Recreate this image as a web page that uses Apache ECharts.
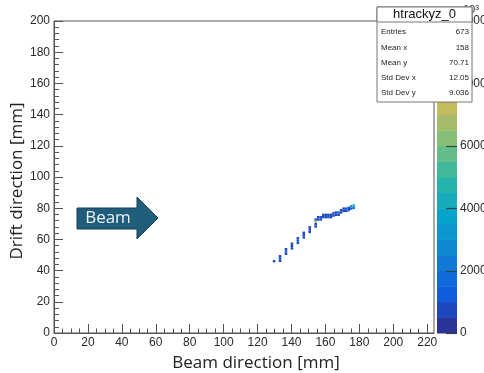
***
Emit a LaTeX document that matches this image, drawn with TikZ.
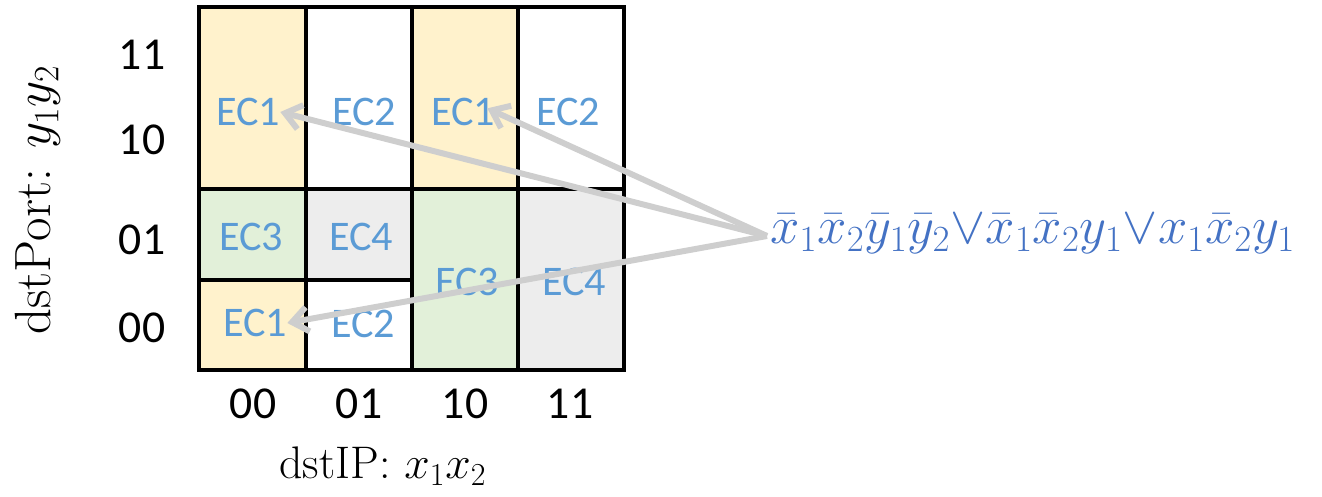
***
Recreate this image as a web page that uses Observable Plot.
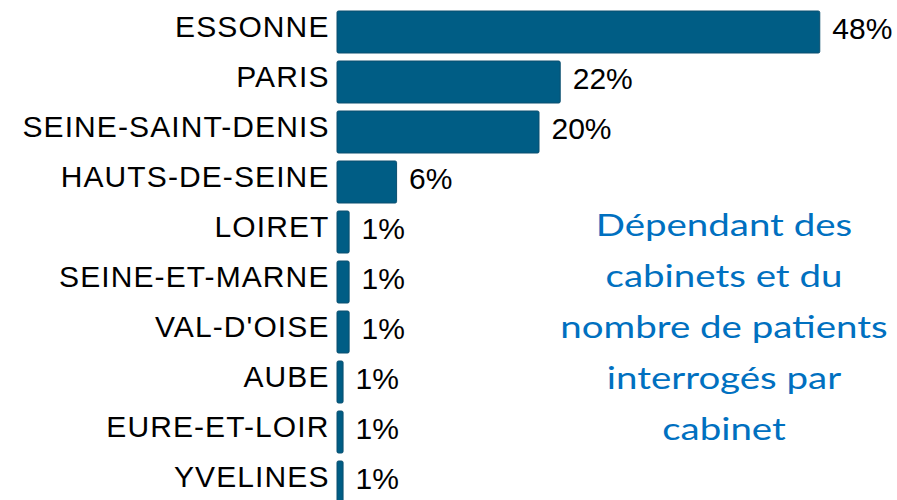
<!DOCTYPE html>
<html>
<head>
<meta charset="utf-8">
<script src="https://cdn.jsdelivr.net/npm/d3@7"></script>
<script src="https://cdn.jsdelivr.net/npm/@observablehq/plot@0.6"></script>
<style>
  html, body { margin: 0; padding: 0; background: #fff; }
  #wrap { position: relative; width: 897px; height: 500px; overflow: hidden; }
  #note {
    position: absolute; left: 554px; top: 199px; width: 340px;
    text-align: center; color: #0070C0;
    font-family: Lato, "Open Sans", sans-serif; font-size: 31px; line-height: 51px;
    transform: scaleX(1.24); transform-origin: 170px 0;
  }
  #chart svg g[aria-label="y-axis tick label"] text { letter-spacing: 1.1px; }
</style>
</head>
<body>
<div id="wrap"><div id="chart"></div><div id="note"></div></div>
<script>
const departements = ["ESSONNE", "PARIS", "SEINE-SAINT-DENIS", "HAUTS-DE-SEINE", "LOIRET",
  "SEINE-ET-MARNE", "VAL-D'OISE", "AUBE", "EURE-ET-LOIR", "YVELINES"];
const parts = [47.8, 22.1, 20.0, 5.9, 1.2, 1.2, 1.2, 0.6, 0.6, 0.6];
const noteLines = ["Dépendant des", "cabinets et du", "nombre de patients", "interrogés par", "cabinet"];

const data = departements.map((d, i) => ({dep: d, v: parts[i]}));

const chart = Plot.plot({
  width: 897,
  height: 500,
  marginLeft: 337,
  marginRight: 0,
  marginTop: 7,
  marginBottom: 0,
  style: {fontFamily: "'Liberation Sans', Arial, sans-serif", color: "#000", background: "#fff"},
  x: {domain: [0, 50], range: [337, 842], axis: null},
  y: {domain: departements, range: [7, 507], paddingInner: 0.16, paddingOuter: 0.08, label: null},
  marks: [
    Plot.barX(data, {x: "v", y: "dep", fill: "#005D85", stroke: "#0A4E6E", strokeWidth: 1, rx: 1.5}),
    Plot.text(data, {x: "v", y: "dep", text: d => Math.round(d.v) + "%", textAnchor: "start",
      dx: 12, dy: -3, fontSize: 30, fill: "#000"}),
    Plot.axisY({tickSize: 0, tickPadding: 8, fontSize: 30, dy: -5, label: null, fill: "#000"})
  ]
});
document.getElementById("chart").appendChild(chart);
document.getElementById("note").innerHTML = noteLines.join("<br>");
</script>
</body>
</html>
***
From the listing above, find the number of lines with the word "Recreate" in them. Answer with the number only.

▸ Finished exercise: 2